### THE REQUEST
Reproduce, please, the span of lines beginning at the line with "Generate a LaTeX" and ending at the line with "(title) at (313,16)", inclusive, minus any pictures.
#####
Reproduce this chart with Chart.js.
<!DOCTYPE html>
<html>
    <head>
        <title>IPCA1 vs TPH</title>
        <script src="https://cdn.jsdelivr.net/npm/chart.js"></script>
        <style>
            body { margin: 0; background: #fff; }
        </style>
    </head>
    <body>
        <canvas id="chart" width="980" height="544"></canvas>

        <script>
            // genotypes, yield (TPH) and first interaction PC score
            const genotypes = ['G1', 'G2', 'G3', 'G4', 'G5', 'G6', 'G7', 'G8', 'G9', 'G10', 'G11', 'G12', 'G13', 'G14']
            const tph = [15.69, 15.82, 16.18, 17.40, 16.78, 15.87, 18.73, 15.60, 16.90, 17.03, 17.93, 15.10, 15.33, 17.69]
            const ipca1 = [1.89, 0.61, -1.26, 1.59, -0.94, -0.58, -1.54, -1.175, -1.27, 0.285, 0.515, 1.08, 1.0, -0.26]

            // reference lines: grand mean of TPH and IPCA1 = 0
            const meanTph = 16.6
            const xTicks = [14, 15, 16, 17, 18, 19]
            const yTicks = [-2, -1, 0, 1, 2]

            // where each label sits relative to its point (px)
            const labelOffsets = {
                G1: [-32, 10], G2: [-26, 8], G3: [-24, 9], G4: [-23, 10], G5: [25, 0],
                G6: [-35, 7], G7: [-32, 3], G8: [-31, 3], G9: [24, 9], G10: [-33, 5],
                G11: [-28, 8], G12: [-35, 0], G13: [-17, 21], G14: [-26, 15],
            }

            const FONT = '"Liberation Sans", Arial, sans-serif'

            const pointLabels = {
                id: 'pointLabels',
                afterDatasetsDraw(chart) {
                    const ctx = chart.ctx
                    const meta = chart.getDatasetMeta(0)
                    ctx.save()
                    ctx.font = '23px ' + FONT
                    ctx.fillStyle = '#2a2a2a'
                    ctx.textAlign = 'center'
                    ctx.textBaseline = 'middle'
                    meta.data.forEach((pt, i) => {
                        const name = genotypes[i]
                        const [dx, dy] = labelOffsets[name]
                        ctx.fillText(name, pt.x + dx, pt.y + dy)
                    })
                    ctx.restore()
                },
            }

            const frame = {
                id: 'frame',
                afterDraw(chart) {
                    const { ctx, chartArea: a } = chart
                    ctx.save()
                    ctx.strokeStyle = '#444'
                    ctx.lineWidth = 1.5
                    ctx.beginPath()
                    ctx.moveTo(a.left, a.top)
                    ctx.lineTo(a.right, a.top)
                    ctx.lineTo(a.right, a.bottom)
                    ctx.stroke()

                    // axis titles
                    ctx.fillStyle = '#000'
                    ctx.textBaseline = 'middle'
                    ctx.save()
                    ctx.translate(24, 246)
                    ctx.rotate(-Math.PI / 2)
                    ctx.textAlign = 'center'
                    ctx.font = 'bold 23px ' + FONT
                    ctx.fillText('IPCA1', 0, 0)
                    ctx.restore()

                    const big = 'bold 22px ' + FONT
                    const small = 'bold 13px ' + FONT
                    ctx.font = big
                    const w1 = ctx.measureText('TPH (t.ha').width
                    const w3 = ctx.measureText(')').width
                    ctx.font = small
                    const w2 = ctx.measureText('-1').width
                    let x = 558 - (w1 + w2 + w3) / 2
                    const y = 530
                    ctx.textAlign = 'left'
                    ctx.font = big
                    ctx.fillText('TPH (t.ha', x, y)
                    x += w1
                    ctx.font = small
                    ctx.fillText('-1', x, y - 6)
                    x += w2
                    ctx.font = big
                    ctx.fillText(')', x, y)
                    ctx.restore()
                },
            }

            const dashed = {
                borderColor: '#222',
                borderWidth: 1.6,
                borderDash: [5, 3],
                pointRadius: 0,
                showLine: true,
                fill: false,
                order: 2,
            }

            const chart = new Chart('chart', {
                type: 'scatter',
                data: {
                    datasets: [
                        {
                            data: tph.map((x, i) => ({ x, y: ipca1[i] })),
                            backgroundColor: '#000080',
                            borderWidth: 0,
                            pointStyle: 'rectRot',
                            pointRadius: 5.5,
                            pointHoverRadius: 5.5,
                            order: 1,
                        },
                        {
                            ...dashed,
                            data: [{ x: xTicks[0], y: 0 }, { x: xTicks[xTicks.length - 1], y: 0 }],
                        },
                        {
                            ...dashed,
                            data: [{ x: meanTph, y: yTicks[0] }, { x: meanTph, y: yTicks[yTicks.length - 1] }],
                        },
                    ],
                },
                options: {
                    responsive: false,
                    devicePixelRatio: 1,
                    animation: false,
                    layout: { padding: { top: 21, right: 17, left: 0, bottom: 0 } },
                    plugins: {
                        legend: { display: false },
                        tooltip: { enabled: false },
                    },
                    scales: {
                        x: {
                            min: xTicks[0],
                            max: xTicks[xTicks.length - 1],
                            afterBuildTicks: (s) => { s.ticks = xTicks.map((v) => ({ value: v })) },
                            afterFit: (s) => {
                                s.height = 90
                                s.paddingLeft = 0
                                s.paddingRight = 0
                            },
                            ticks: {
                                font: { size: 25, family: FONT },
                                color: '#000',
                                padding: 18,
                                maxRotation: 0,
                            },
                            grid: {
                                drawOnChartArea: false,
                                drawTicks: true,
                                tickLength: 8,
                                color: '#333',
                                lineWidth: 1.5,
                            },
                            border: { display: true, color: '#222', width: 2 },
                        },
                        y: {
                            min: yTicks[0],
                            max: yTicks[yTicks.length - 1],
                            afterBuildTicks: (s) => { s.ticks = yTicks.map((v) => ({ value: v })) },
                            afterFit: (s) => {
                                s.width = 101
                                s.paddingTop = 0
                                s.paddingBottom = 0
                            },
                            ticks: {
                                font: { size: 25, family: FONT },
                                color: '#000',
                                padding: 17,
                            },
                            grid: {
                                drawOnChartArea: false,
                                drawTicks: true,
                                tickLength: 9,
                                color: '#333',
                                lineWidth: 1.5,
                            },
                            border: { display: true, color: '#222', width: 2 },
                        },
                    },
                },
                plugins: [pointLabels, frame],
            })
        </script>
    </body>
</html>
#####
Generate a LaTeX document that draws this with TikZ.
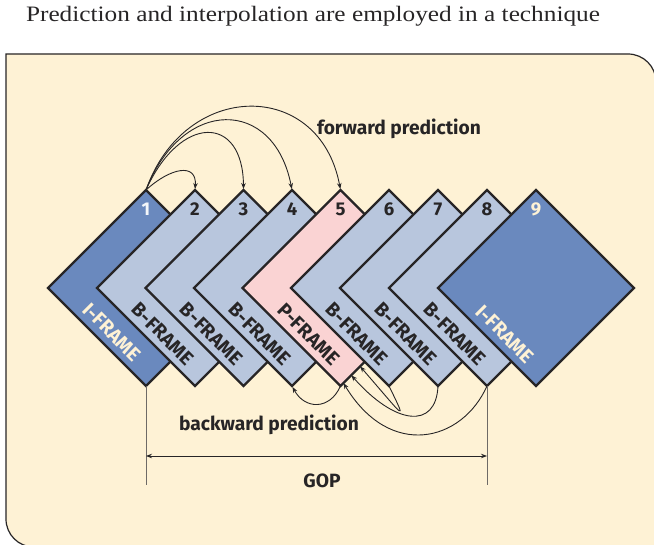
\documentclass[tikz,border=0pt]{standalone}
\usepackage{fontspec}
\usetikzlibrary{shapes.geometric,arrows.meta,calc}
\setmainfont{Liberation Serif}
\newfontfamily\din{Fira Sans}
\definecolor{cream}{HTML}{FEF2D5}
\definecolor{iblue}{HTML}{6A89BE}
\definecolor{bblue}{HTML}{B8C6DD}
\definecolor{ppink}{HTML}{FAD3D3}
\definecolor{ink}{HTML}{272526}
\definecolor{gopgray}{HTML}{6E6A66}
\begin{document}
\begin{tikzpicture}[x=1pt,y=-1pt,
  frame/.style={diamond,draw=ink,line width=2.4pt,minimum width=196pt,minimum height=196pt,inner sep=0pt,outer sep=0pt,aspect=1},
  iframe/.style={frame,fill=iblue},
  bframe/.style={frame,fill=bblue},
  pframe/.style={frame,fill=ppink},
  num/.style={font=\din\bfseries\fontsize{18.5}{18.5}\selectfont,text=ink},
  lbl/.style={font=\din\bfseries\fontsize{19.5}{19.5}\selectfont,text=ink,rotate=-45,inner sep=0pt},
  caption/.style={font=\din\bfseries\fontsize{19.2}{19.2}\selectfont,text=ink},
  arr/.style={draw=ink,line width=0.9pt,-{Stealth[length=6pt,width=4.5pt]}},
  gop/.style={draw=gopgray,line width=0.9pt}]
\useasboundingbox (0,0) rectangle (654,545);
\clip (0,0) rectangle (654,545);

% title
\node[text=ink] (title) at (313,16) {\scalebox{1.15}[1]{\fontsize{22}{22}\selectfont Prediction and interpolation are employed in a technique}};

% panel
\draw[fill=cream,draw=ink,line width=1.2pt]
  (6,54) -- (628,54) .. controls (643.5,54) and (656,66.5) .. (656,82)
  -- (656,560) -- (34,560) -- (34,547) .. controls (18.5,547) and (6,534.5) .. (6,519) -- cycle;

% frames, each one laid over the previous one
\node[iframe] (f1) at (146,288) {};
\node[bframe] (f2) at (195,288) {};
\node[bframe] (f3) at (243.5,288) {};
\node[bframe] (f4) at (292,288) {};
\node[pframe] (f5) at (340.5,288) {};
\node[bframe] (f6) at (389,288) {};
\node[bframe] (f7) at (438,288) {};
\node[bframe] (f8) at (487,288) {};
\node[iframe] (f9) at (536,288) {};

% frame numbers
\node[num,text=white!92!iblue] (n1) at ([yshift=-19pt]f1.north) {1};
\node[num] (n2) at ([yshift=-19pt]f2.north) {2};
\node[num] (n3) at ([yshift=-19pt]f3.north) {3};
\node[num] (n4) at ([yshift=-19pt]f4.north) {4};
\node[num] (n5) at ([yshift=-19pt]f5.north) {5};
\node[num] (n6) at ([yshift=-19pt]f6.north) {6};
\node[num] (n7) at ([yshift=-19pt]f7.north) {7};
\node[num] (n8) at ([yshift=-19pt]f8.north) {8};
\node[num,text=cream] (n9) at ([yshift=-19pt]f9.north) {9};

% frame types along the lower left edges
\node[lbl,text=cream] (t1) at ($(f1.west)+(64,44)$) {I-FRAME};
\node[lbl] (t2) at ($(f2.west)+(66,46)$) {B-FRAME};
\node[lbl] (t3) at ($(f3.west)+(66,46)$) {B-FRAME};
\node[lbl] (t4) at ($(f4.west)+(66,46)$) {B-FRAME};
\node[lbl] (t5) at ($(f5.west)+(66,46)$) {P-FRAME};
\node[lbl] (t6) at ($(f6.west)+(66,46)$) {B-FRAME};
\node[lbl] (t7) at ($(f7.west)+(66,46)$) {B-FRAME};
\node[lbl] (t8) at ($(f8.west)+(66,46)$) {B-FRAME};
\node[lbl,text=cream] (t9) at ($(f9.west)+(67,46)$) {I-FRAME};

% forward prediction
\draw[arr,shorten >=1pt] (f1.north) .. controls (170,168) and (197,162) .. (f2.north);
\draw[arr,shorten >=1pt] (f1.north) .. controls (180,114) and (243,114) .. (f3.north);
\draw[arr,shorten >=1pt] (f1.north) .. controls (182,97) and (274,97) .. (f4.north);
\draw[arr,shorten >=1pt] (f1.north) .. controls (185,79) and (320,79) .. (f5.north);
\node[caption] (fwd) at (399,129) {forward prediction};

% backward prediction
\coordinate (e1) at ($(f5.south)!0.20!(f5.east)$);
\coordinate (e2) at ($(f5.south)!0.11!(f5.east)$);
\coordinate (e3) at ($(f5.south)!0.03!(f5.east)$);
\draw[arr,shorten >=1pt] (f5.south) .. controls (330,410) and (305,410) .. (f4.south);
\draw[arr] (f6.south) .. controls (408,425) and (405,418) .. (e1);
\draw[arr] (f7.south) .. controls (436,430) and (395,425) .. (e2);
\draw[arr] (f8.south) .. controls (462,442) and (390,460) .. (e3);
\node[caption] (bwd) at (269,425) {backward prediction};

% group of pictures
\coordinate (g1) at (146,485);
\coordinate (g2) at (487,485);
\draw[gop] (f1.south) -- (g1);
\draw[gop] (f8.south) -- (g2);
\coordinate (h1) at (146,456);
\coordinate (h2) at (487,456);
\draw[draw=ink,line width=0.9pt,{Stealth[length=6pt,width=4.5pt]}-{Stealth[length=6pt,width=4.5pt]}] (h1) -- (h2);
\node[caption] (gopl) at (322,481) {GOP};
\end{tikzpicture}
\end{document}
#####
### CORRECT RESULT
Generate a LaTeX document that draws this with TikZ.
\documentclass[tikz,border=0pt]{standalone}
\usepackage{fontspec}
\usetikzlibrary{shapes.geometric,arrows.meta,calc}
\setmainfont{Liberation Serif}
\newfontfamily\din{Fira Sans}
\definecolor{cream}{HTML}{FEF2D5}
\definecolor{iblue}{HTML}{6A89BE}
\definecolor{bblue}{HTML}{B8C6DD}
\definecolor{ppink}{HTML}{FAD3D3}
\definecolor{ink}{HTML}{272526}
\definecolor{gopgray}{HTML}{6E6A66}
\begin{document}
\begin{tikzpicture}[x=1pt,y=-1pt,
  frame/.style={diamond,draw=ink,line width=2.4pt,minimum width=196pt,minimum height=196pt,inner sep=0pt,outer sep=0pt,aspect=1},
  iframe/.style={frame,fill=iblue},
  bframe/.style={frame,fill=bblue},
  pframe/.style={frame,fill=ppink},
  num/.style={font=\din\bfseries\fontsize{18.5}{18.5}\selectfont,text=ink},
  lbl/.style={font=\din\bfseries\fontsize{19.5}{19.5}\selectfont,text=ink,rotate=-45,inner sep=0pt},
  caption/.style={font=\din\bfseries\fontsize{19.2}{19.2}\selectfont,text=ink},
  arr/.style={draw=ink,line width=0.9pt,-{Stealth[length=6pt,width=4.5pt]}},
  gop/.style={draw=gopgray,line width=0.9pt}]
\useasboundingbox (0,0) rectangle (654,545);
\clip (0,0) rectangle (654,545);

% title
\node[text=ink] (title) at (313,16) {\scalebox{1.15}[1]{\fontsize{22}{22}\selectfont Prediction and interpolation are employed in a technique}};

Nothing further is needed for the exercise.